As secure as the banks, but just for you!

Did you know that Credit Unions are subject to the same prudential standards as the banks?  The only difference between us and the banks is that we are member owned.

When you join Family First Credit Union, you are not just a customer. You are our member and Family First Credit Union is run by our members.

When you buy your share when establishing your membership, you become a part owner - on equal standing with every other member. This means we are not subject to pressure from external shareholders to increase our profits. Our profits belong to our members and are returned through better interest rates, lower fees and increased services.

You may be aware of media attention focused on the mortgage market pressures in the US and UK and hence Austrailia.  We would like to assure our members that we are not subject to the pressures that face some Australian lenders as we fund our members' loans from our members' deposits. 

Take a look at our recent press release below to find out more.

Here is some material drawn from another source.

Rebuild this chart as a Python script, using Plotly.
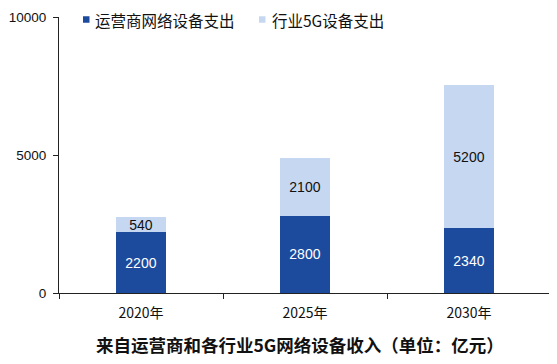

Credit Unions, Building Societies and Banks less exposed to wholesale market volatility

Credit unions and mutual building societies do not have the same exposure to volatile wholesale markets as nonprudentially regulated lenders such as RAMS, Resi, Wizard, Liberty and Bluestone, John Paine, Family First Credit Union’s General Manager said today.

“Credit unions and mutual building societies are not included in the category of ‘non-bank lenders’ that have been the focus of recent media attention,” said Mr Paine.

Credit unions and building societies,along with banks, are Authorised Deposit-taking Institutions (ADIs) subject to the same regulatory standards under the Banking Act 1959 and overview by the Australian Prudential Regulation Authority (APRA). Other lenders in the market – non-ADI lenders – are not subject to prudential standards.

Referring to media coverage of the impact on home loan interest rates in Australia from developments in overseas lending markets, Mr Paine explained that credit unions do not fund the bulk of lending from wholesale and overseas sources, as is the practice of non-prudentially regulated lenders.

“Credit unions and mutual building societies source the bulk of their funding from retained earnings and deposits” said Mr Paine.

“While the interest rates will always be subject to variation, credit unions and mutual building societies do not have the same exposure as non-ADI lenders to volatile wholesale markets.”

There are 150 credit unions and mutual building societies in Australia, owned by and operated for more than 4.5 million members nationwide. As ADIs, credit unions meet the same prudential standards as the major banks.

In addition to their status as ADIs regulated by APRA, credit unions are Australian Financial Services Licensees regulated by ASIC, and are subject to the Uniform Consumer Credit Code and the Electronic Funds Transfer Code.